Ntvnews.id, Jakarta - Isu pemanfaatan energi nuklir kembali mencuat dalam diskusi transisi energi nasional. Sejumlah pejabat dan pakar menilai, nuklir bisa menjadi solusi strategis di tengah keterbatasan energi fosil dan kebutuhan listrik yang terus meningkat.
Direktur Jenderal Ketenagalistrikan Kementerian Energi dan Sumber Daya Mineral, Jisman Hutajulu saat menjadi narasumber di Nusantara Energi Forum, menekankan adanya ketidaksesuaian antara potensi energi baru terbarukan (EBT) dengan pusat permintaan listrik di Jawa.
“Jadi gini, tadi kan sudah disampaikan ya, ada mismatch antara EBT dengan pusat demand kita di Jawa. Kemudian kita sudah membuat optimasi semua maka lahirlah kebijakan energi nasional di atas itu berupa pipih nanti, kemudian kita sudah lahirkan RUKN (Rencana Umum Ketenagalistrikan Nasional) yang terakhir rencana usaha penyediaan listrik RUPTL nya PLN, baru saja bulan Mei. Ini sudah kita optimasi ya, lalu apa nih yang kurang,” jelas Jisman.
Lebih lanjut, ia menjelaskan bahwa nuklir memiliki keunggulan yang tidak dimiliki oleh EBT lain. Dari sisi penggunaan lahan, pembangkit listrik tenaga nuklir membutuhkan area yang jauh lebih kecil dibandingkan energi surya maupun angin.
“Jadi, nuklir ini memang ada kelebihannya. Pertama, dia akan menggunakan lahan yang sedikit, paling tidak 75%. Tapi di listrik yang paling utama kalau dibandingkan dengan EBT yang lain seperti surya, angin, dia ini adalah operasinya intermiten kalau ada hujan ilang, kemudian pagi mulai naik, sore mulai ilang. Nah, ini agak repot kalau di sistem. Harus ditemani dengan baterai. Nah, baterai pun sekarang masih mahal,” paparnya.
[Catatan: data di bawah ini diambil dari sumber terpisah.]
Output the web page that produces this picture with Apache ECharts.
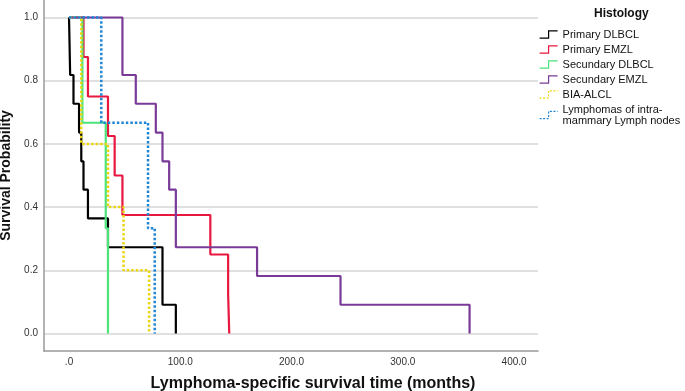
<!DOCTYPE html>
<html>
<head>
<meta charset="utf-8">
<script src="https://cdn.jsdelivr.net/npm/echarts@6/dist/echarts.min.js"></script>
<style>
  html, body { margin: 0; padding: 0; background: #fff; }
  #main { width: 685px; height: 391px; }
</style>
</head>
<body>
<div id="main"></div>
<script>
// survival steps: [months, survival probability]
var primaryDLBCL = [[0, 1], [1, 0.818], [4, 0.727], [9, 0.636], [11, 0.545], [13, 0.455], [17, 0.364], [35, 0.273], [84, 0.091], [96, 0]];
var primaryEMZL = [[0, 1], [13, 0.875], [17, 0.75], [35, 0.625], [41, 0.5], [48, 0.375], [127, 0.25], [143, 0.125], [144, 0]];
var secundaryDLBCL = [[0, 1], [12, 0.667], [33, 0.333], [35, 0]];
var secundaryEMZL = [[0, 1], [48, 0.818], [60, 0.727], [78, 0.636], [84, 0.545], [90, 0.455], [96, 0.273], [169, 0.182], [244, 0.091], [360, 0]];
var biaALCL = [[0, 1], [11, 0.6], [35, 0.4], [49, 0.2], [72, 0]];
var intraMammary = [[0, 1], [29, 0.667], [71, 0.333], [77, 0]];

var groupNames = ["Primary DLBCL", "Primary EMZL", "Secundary DLBCL", "Secundary EMZL", "BIA-ALCL", "Lymphomas of intra-\nmammary Lymph nodes"];
var xTicks = [0, 100, 200, 300, 400];
var yTicks = [0, 0.2, 0.4, 0.6, 0.8, 1.0];

var colors = ["#000000", "#e8173f", "#4be37a", "#7a3b98", "#ead712", "#1f86d6"];
var dotted = [false, false, false, false, true, true];
var allData = [primaryDLBCL, primaryEMZL, secundaryDLBCL, secundaryEMZL, biaALCL, intraMammary];

var chart = echarts.init(document.getElementById("main"));

var series = allData.map(function (d, i) {
  return {
    name: groupNames[i],
    type: "line",
    step: "end",
    data: d,
    symbol: "none",
    z: 3 + i,
    lineStyle: { color: colors[i], width: dotted[i] ? 2.5 : 2.2, type: dotted[i] ? [2.5, 2] : "solid" },
    itemStyle: { color: colors[i] }
  };
});

var option = {
  animation: false,
  textStyle: { fontFamily: "Liberation Sans, Arial, sans-serif" },
  grid: { left: 44, right: 147, top: 0, bottom: 40, containLabel: false, outerBoundsMode: "none" },
  title: {
    text: "Histology",
    left: 594, top: 8, padding: 0,
    textStyle: { fontSize: 12, fontWeight: "bold", color: "#111", fontFamily: "Liberation Sans, Arial, sans-serif" }
  },
  legend: {
    orient: "vertical",
    left: 539, top: 29, padding: 0,
    itemWidth: 18, itemHeight: 8, itemGap: 4,
    icon: "path://M0,8 L10,8 L10,0 L20,0",
    itemStyle: { color: "transparent", borderWidth: 1.2 },
    textStyle: { fontSize: 11, color: "#111", lineHeight: 11 },
    data: groupNames.map(function (n, i) {
      return { name: n, itemStyle: { borderColor: colors[i], borderType: dotted[i] ? [2, 1.5] : "solid" } };
    })
  },
  xAxis: {
    type: "value",
    min: -22.5, max: 421.5,
    name: "Lymphoma-specific survival time (months)",
    nameLocation: "middle",
    nameGap: 25,
    nameTextStyle: { fontSize: 16, fontWeight: "bold", color: "#111", padding: [0, 0, 0, 44] },
    axisLine: { show: true, onZero: false, lineStyle: { color: "#999", width: 1.5 } },
    axisTick: { show: false, customValues: xTicks },
    splitLine: { show: false },
    axisLabel: {
      customValues: xTicks,
      fontSize: 10, color: "#333", margin: 6,
      formatter: function (v) { return v === 0 ? ".0" : v.toFixed(1); }
    }
  },
  yAxis: {
    type: "value",
    min: -0.0554, max: 1.0554,
    name: "Survival Probability",
    nameLocation: "middle",
    nameGap: 28,
    nameTextStyle: { fontSize: 14, fontWeight: "bold", color: "#111" },
    axisLine: { show: true, onZero: false, lineStyle: { color: "#999", width: 1.5 } },
    axisTick: { show: false, customValues: yTicks },
    splitLine: { show: true, lineStyle: { color: "#d6d6d6", width: 1.5 } },
    axisLabel: {
      customValues: yTicks,
      fontSize: 10, color: "#333", margin: 6,
      formatter: function (v) { return v.toFixed(1); }
    }
  },
  series: series
};

chart.setOption(option);
</script>
</body>
</html>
Menurut Jisman, kondisi ini menjadi semakin penting ketika pemerintah sedang mendorong hilirisasi industri, khususnya sektor smelter yang membutuhkan pasokan listrik dalam jumlah besar dan berkesinambungan.
“Kemudian, sekarang kita membagi mendorong hilirisasi, smelter butuh listrik yang besar dan tidak menginginkan yang sifatnya intermiten tadi. Maka, ada yang disebut dengan fast respond perlu seperti gas. Nah, nuklir ini adalah dia EBT yang operasi seperti fosil seperti PLTU, kuat dia. Inilah manfaatnya dan sekarang pun sudah tidak terlalu mahal, nanti bagaimana kita menerjemahkannya di RUPTLU,” tutur Jisman.
Senada dengan itu, As Natio Lasman, Anggota Dewan Energi Nasional, menilai keberadaan nuklir semakin mendesak jika melihat tren penurunan energi fosil.
“Dalam perhitungan yang baru itu mau diotak–atik bagaimanapun tanpa nuklir emang susah. Karena fosil kita itu terus turun, pembangunan terus harus diupayakan dengan energi yang semakin besar,” kata As Natio.
Ia juga mengingatkan bahwa Indonesia memiliki potensi besar di bidang nuklir yang hingga kini belum termanfaatkan optimal.
“Satu lagi, bahwa kita punya sumber daya dan bidang nuklir banyak di republik ini belum diolah,” tegasnya.